>> START

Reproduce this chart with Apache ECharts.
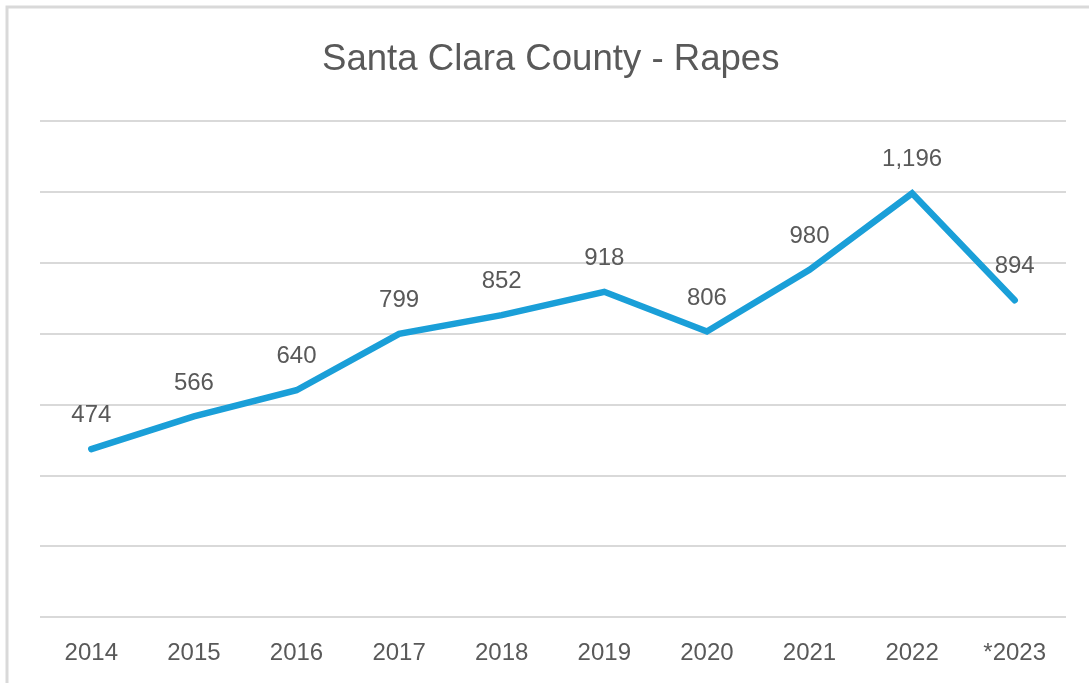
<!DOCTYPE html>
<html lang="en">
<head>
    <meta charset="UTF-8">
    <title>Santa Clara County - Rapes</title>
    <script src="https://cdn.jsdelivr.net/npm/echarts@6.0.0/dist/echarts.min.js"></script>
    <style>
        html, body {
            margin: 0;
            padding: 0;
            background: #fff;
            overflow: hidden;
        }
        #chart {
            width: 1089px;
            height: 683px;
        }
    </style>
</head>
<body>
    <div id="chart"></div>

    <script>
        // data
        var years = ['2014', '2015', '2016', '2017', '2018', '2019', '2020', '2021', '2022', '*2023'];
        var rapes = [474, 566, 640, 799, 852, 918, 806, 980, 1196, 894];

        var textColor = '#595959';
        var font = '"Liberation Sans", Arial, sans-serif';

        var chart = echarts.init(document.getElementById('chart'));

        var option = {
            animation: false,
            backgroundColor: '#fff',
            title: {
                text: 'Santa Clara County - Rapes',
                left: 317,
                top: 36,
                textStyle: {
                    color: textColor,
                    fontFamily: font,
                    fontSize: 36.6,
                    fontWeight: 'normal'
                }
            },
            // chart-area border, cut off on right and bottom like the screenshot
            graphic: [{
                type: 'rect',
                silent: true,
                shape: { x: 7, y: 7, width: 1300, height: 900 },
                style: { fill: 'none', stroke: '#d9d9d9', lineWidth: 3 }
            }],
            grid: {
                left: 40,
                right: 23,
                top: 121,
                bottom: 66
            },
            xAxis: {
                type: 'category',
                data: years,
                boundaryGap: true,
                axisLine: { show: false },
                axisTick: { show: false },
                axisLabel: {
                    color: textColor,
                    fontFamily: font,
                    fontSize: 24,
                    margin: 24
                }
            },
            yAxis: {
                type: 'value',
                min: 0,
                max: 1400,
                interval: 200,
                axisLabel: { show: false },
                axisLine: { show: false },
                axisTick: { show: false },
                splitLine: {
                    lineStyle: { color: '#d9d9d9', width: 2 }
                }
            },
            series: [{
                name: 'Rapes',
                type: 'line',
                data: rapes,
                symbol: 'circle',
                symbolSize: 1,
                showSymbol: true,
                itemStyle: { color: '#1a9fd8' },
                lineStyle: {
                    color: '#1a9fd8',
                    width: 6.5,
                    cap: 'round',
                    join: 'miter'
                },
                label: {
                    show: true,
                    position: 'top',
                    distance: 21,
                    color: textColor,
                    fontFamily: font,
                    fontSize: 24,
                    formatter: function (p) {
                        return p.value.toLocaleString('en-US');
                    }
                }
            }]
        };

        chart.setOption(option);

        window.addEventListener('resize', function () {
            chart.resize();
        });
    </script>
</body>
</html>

>> END

▶ _WHAT YOU WILL DO_
Repeat the material exactly as it reads, without any of its pictures.

▶ _FULL RESPONSE_
Reproduce this chart with Apache ECharts.
<!DOCTYPE html>
<html lang="en">
<head>
    <meta charset="UTF-8">
    <title>Santa Clara County - Rapes</title>
    <script src="https://cdn.jsdelivr.net/npm/echarts@6.0.0/dist/echarts.min.js"></script>
    <style>
        html, body {
            margin: 0;
            padding: 0;
            background: #fff;
            overflow: hidden;
        }
        #chart {
            width: 1089px;
            height: 683px;
        }
    </style>
</head>
<body>
    <div id="chart"></div>

    <script>
        // data
        var years = ['2014', '2015', '2016', '2017', '2018', '2019', '2020', '2021', '2022', '*2023'];
        var rapes = [474, 566, 640, 799, 852, 918, 806, 980, 1196, 894];

        var textColor = '#595959';
        var font = '"Liberation Sans", Arial, sans-serif';

        var chart = echarts.init(document.getElementById('chart'));

        var option = {
            animation: false,
            backgroundColor: '#fff',
            title: {
                text: 'Santa Clara County - Rapes',
                left: 317,
                top: 36,
                textStyle: {
                    color: textColor,
                    fontFamily: font,
                    fontSize: 36.6,
                    fontWeight: 'normal'
                }
            },
            // chart-area border, cut off on right and bottom like the screenshot
            graphic: [{
                type: 'rect',
                silent: true,
                shape: { x: 7, y: 7, width: 1300, height: 900 },
                style: { fill: 'none', stroke: '#d9d9d9', lineWidth: 3 }
            }],
            grid: {
                left: 40,
                right: 23,
                top: 121,
                bottom: 66
            },
            xAxis: {
                type: 'category',
                data: years,
                boundaryGap: true,
                axisLine: { show: false },
                axisTick: { show: false },
                axisLabel: {
                    color: textColor,
                    fontFamily: font,
                    fontSize: 24,
                    margin: 24
                }
            },
            yAxis: {
                type: 'value',
                min: 0,
                max: 1400,
                interval: 200,
                axisLabel: { show: false },
                axisLine: { show: false },
                axisTick: { show: false },
                splitLine: {
                    lineStyle: { color: '#d9d9d9', width: 2 }
                }
            },
            series: [{
                name: 'Rapes',
                type: 'line',
                data: rapes,
                symbol: 'circle',
                symbolSize: 1,
                showSymbol: true,
                itemStyle: { color: '#1a9fd8' },
                lineStyle: {
                    color: '#1a9fd8',
                    width: 6.5,
                    cap: 'round',
                    join: 'miter'
                },
                label: {
                    show: true,
                    position: 'top',
                    distance: 21,
                    color: textColor,
                    fontFamily: font,
                    fontSize: 24,
                    formatter: function (p) {
                        return p.value.toLocaleString('en-US');
                    }
                }
            }]
        };

        chart.setOption(option);

        window.addEventListener('resize', function () {
            chart.resize();
        });
    </script>
</body>
</html>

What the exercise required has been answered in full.